Politics and insanity
I was wrong to think the advanced child credits would hurt people with housing assistance, so I am deleting what I said.
There are other government insanities but none that move me to write of them. I will just enjoy knowing I was wrong.
There are other government insanities but none that move me to write of them. I will just enjoy knowing I was wrong.
Comments (2)
I have a particularly low opinion of politics and, as advised by an old friend, tried my best to stay away from any discussion on politics, failing, as it were, to realize I was always up to my ears immersed in it.
It was a Darwinian moment for me - I came to know I was, despite what I've been telling myself (I'm not an animal), a (political) animal after all.
The insanity, as far as I was concerned, was not the politics but how convinced I was that I was not involved in any politics. Delusional!

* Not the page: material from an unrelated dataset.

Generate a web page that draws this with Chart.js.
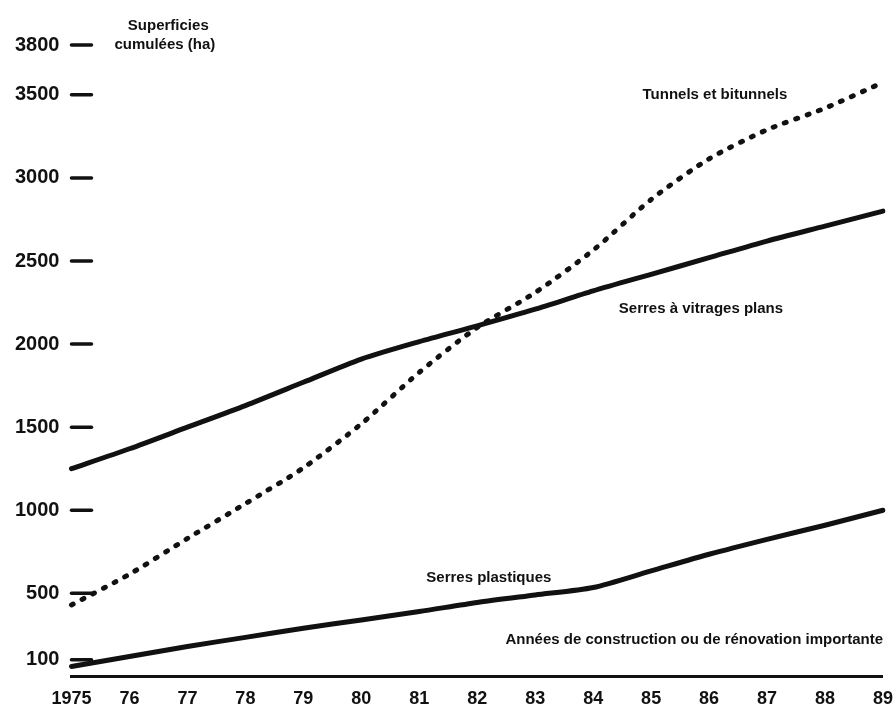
<!DOCTYPE html>
<html lang="fr">
<head>
<meta charset="utf-8">
<title>Superficies cumulées (ha)</title>
<script src="https://cdn.jsdelivr.net/npm/chart.js@4.4.1/dist/chart.umd.min.js"></script>
<style>
  html, body { margin: 0; padding: 0; background: #fff; }
  #wrap { position: relative; width: 896px; height: 710px; }
</style>
</head>
<body>
<div id="wrap"><canvas id="chartSerres"></canvas></div>
<script>
// Années de construction (abscisses)
const years = ["1975", "76", "77", "78", "79", "80", "81", "82", "83", "84", "85", "86", "87", "88", "89"];

// Graduations de l'axe des surfaces
const yTicks = [100, 500, 1000, 1500, 2000, 2500, 3000, 3500, 3800];

// Superficies cumulées (ha)
const tunnels = [430, 615, 830, 1040, 1255, 1520, 1830, 2100, 2310, 2565, 2870, 3115, 3290, 3420, 3575];
const vitrages = [1250, 1370, 1500, 1630, 1770, 1910, 2015, 2110, 2210, 2320, 2420, 2520, 2620, 2710, 2800];
const plastiques = [60, 120, 180, 235, 290, 340, 390, 445, 490, 535, 635, 735, 825, 910, 1000];

const FONT = "'Liberation Sans', Arial, sans-serif";

// Small dashes next to the y tick labels
const tickDashes = {
  id: "tickDashes",
  afterDatasetsDraw(chart) {
    const { ctx, chartArea, scales: { y } } = chart;
    ctx.save();
    ctx.strokeStyle = "#111";
    ctx.lineWidth = 3.5;
    ctx.lineCap = "round";
    y.ticks.forEach(t => {
      const py = y.getPixelForValue(t.value);
      ctx.beginPath();
      ctx.moveTo(chartArea.left, py);
      ctx.lineTo(chartArea.left + 20, py);
      ctx.stroke();
    });
    ctx.restore();
  }
};

// Texts placed in chart coordinates (x = index of year, y = ha)
const annotations = [
  { text: "Superficies", x: 1.67, y: 3915, align: "center" },
  { text: "cumulées (ha)", x: 1.61, y: 3800, align: "center" },
  { text: "Tunnels et bitunnels", x: 11.1, y: 3500, align: "center" },
  { text: "Serres à vitrages plans", x: 10.86, y: 2212, align: "center" },
  { text: "Serres plastiques", x: 7.2, y: 594, align: "center" },
  { text: "Années de construction ou de rénovation importante", x: 14, y: 222, align: "right" }
];

const textLabels = {
  id: "textLabels",
  afterDraw(chart) {
    const { ctx, scales: { x, y } } = chart;
    ctx.save();
    ctx.fillStyle = "#111";
    ctx.font = "bold 15px " + FONT;
    ctx.textBaseline = "middle";
    annotations.forEach(a => {
      ctx.textAlign = a.align;
      ctx.fillText(a.text, x.getPixelForValue(a.x), y.getPixelForValue(a.y));
    });
    ctx.restore();
  }
};

new Chart(document.getElementById("chartSerres"), {
  type: "line",
  data: {
    labels: years,
    datasets: [
      {
        label: "Tunnels et bitunnels",
        data: tunnels,
        borderColor: "#111",
        borderWidth: 5,
        borderDash: [2, 10],
        borderCapStyle: "round",
        tension: 0.25,
        pointRadius: 0,
        fill: false
      },
      {
        label: "Serres à vitrages plans",
        data: vitrages,
        borderColor: "#111",
        borderWidth: 5,
        borderCapStyle: "round",
        tension: 0.25,
        pointRadius: 0,
        fill: false
      },
      {
        label: "Serres plastiques",
        data: plastiques,
        borderColor: "#111",
        borderWidth: 5,
        borderCapStyle: "round",
        tension: 0.25,
        pointRadius: 0,
        fill: false
      }
    ]
  },
  options: {
    responsive: true,
    maintainAspectRatio: false,
    animation: false,
    layout: { padding: { top: 45, right: 0, bottom: -12, left: 3 } },
    plugins: {
      legend: { display: false },
      tooltip: { enabled: false }
    },
    scales: {
      x: {
        offset: false,
        grid: { display: false, drawTicks: false },
        border: { display: true, color: "#111", width: 3 },
        ticks: {
          color: "#111",
          padding: 3,
          maxRotation: 0,
          autoSkip: false,
          font: { family: FONT, size: 18, weight: "bold", lineHeight: 2.2 }
        }
      },
      y: {
        min: 0,
        max: 3800,
        grid: { display: false, drawTicks: false },
        border: { display: false },
        afterBuildTicks: scale => {
          scale.ticks = yTicks.map(v => ({ value: v }));
        },
        ticks: {
          color: "#111",
          padding: 12,
          font: { family: FONT, size: 20, weight: "bold" },
          callback: v => String(v)
        }
      }
    }
  },
  plugins: [tickDashes, textLabels]
});
</script>
</body>
</html>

Until I start arguing against what you said, I was not aware of how political I have been. I wanted to say I was a domestic woman and taking care of my family was all I could do. But then memories of what I have done began flooding in. I did a lot of volunteer work and really enjoyed sitting on policy-making committees. I have gotten signatures on initiatives, and stuffed envelopes. I organized homeless men to call attention to the homeless problem and joined Grandparents for Family Justice and we got the state's Children's Services policy radically changed. I have testified in public hearings at the city, county, and state levels, communicated with representatives, and wrote many, many letters to the editor. Now I am on the internet trying to raise awareness of democracy being rule by reason.
My poor daughter just wanted a "normal mother". :lol: But in her later years she has become sympathetic of how tortured I feel when I think something is wrong and needs to be changed. She is a bureaucrat now and helped me get the information I needed in this latest upsetting bout with government and I learned I was wrong and nothing needs to be changed this time. I am so proud of her. She stays cool and that usually means better thinking than what happens to me when I think something needs to be changed. Instant Chicken Little running around crying the sky is falling.